Two courts have viewed the district court's role in a § 437h case as similar to that of a single judge presented with a motion to convene a three judge court to hear constitutional challenges. Mott v. FEC, 494 F. Supp. 131 (D.D.C. 1980); Clark v. Valeo, 559 F.2d 642 (D.C.Cir.), aff'd 431 U.S. 950, 97 S.Ct. 2667, 53 L.Ed.2d 267 (1977). Under that standard, a single judge could dismiss constitutional claims which already had been decided. We believe this is a more appropriate standard. Such a standard may more closely resemble that applied under Rule 12(b)(6) to the failure to state a claim than it does the frivolousness standard under § 1915(d). See Neitzke v. Williams, ___ U.S. ___, 109 S.Ct. 1827, 104 L.Ed.2d 338 (1989) (holding that a complaint filed pro se is not automatically frivolous within the meaning of § 1915(d) because it fails to state a claim). A complaint is frivolous where none of the legal points are arguable on their merits. Id. 109 S.Ct. at 1831. Rule 12(b)(6) authorizes a court to dismiss a claim on the basis of a dispositive rule of law. "Nothing in Rule 12(b)(6) confines its sweep to claims of law which are obviously insupportable. On the contrary, if as a matter of law `it is clear that no relief could be granted under any set of facts that could be proved consistent with the allegations,' [citation omitted], a claim must be dismissed, without regard to whether it is based on an outlandish legal theory or on a close but ultimately unavailing one." Id. at 1832. We conclude that at least where the legal issue has been resolved by the Supreme Court, the district court need not certify the constitutional challenge.

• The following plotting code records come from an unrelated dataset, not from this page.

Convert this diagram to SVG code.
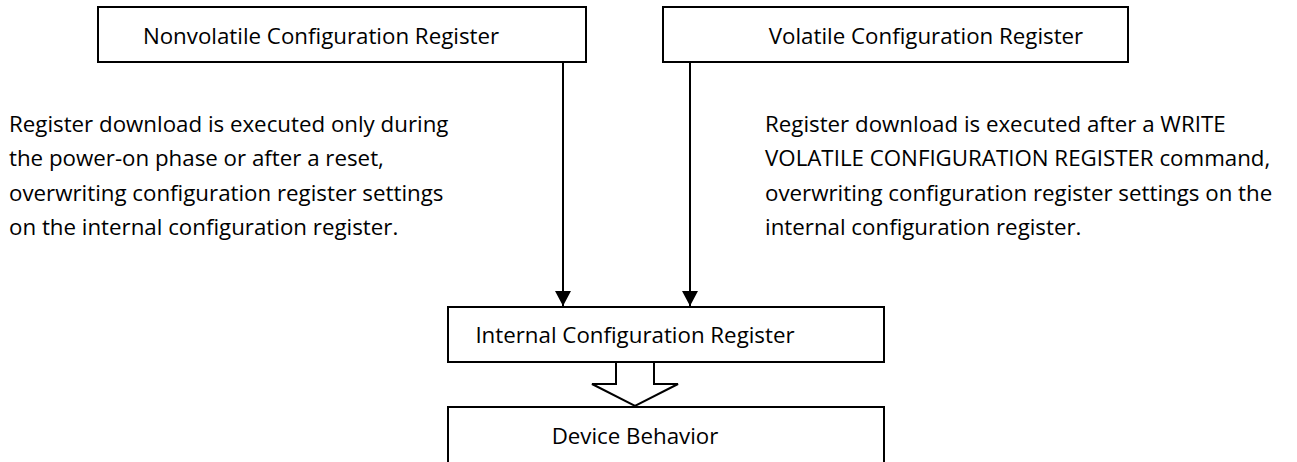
<svg xmlns="http://www.w3.org/2000/svg" width="1297" height="462" viewBox="0 0 1297 462">
<defs>
<style>
.box{fill:#fff;stroke:#000;stroke-width:2}
.t{font-family:"Open Sans","Noto Sans","Liberation Sans",sans-serif;font-size:22.3px;fill:#000}
.c{text-anchor:middle}
.ln{stroke:#000;stroke-width:2;fill:none}
</style>
<marker id="ah" viewBox="0 0 15 16" refX="15" refY="8" markerWidth="15" markerHeight="16" markerUnits="userSpaceOnUse" orient="auto">
<path d="M0,0 L15,8 L0,16 Z" fill="#000"/>
</marker>
</defs>
<rect width="1297" height="462" fill="#fff"/>
<g id="nonvolatile">
<rect class="box" x="98" y="7" width="488" height="55"/>
<text class="t c" x="321" y="44">Nonvolatile Configuration Register</text>
</g>
<g id="volatile">
<rect class="box" x="663" y="7" width="465" height="55"/>
<text class="t c" x="926" y="44">Volatile Configuration Register</text>
</g>
<g id="note-left">
<text class="t" x="9" y="132">Register download is executed only during</text>
<text class="t" x="9" y="166">the power-on phase or after a reset,</text>
<text class="t" x="9" y="201">overwriting configuration register settings</text>
<text class="t" x="9" y="235">on the internal configuration register.</text>
</g>
<g id="note-right">
<text class="t" x="765" y="132">Register download is executed after a WRITE</text>
<text class="t" x="765" y="166">VOLATILE CONFIGURATION REGISTER command,</text>
<text class="t" x="765" y="201">overwriting configuration register settings on the</text>
<text class="t" x="765" y="235">internal configuration register.</text>
</g>
<g id="internal">
<rect class="box" x="448" y="307" width="436" height="55"/>
<text class="t c" x="635" y="343">Internal Configuration Register</text>
</g>
<g id="device">
<rect class="box" x="448" y="407" width="436" height="80"/>
<text class="t c" x="635" y="444">Device Behavior</text>
</g>
<g id="connectors">
<line class="ln" x1="563" y1="62" x2="563" y2="306" marker-end="url(#ah)"/>
<line class="ln" x1="690" y1="62" x2="690" y2="306" marker-end="url(#ah)"/>
<path class="ln" d="M616,363 L616,384 L592,384 L635,406 L678,384 L654,384 L654,363" fill="#fff"/>
</g>
</svg>
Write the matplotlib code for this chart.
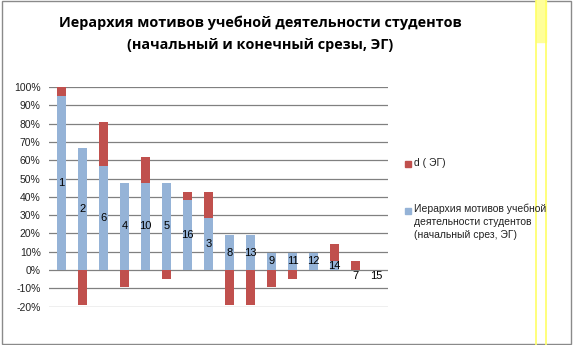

B. Goland's Constitutional Challenges
Goland argues that the reporting and disclosure requirements and the contribution limits cannot be applied constitutionally to his role in the Vallen campaign because they would violate his first amendment right "to contribute anonymously in any amount to a minor-party candidate." Although his argument that Buckley does not dispose of this claim is creative, ultimately it fails. Simply put, Goland does not have such a first amendment right. The Supreme Court specifically upheld the Act's $1000 contribution limit, which Goland has been charged with violating. As the Commission comments, since Goland is unable to dispute this, he argues instead that when it upheld that limit, the Court did not have in mind contributions in which the contributor's identity is withheld from the candidate, at least when the recipient is a minor candidate. As even Goland concedes, however, FECA prohibits anonymous contributions. Buckley upheld that limitation. Buckley upheld the reporting and disclosure requirements, even as applied to most minor party candidates. Goland's contribution in an amount over the limits is not lawful simply because his contribution was anonymous. The issues Goland raises were resolved by the Court in Buckley, and no feature of his admittedly distinctive factual situation distinguishes his case.
1. Contribution Limit.
Goland claims that the reasoning the Court followed in Buckley to uphold the contribution limits does not apply in his case. Goland asserts that in upholding contribution limits, the only state interest the Court would recognize was the prevention of quid pro quo corruption or the appearance of corruption. According to Goland, if his identity were kept secret from even the candidate, there would be no possible opportunity for exacting a quid pro quo deal or in any way influencing the candidate. Further, if a candidate has no chance of winning an election, he could not be in a position to exchange official favors for money. Therefore, no compelling state interest exists to justify the infringement on his political activity.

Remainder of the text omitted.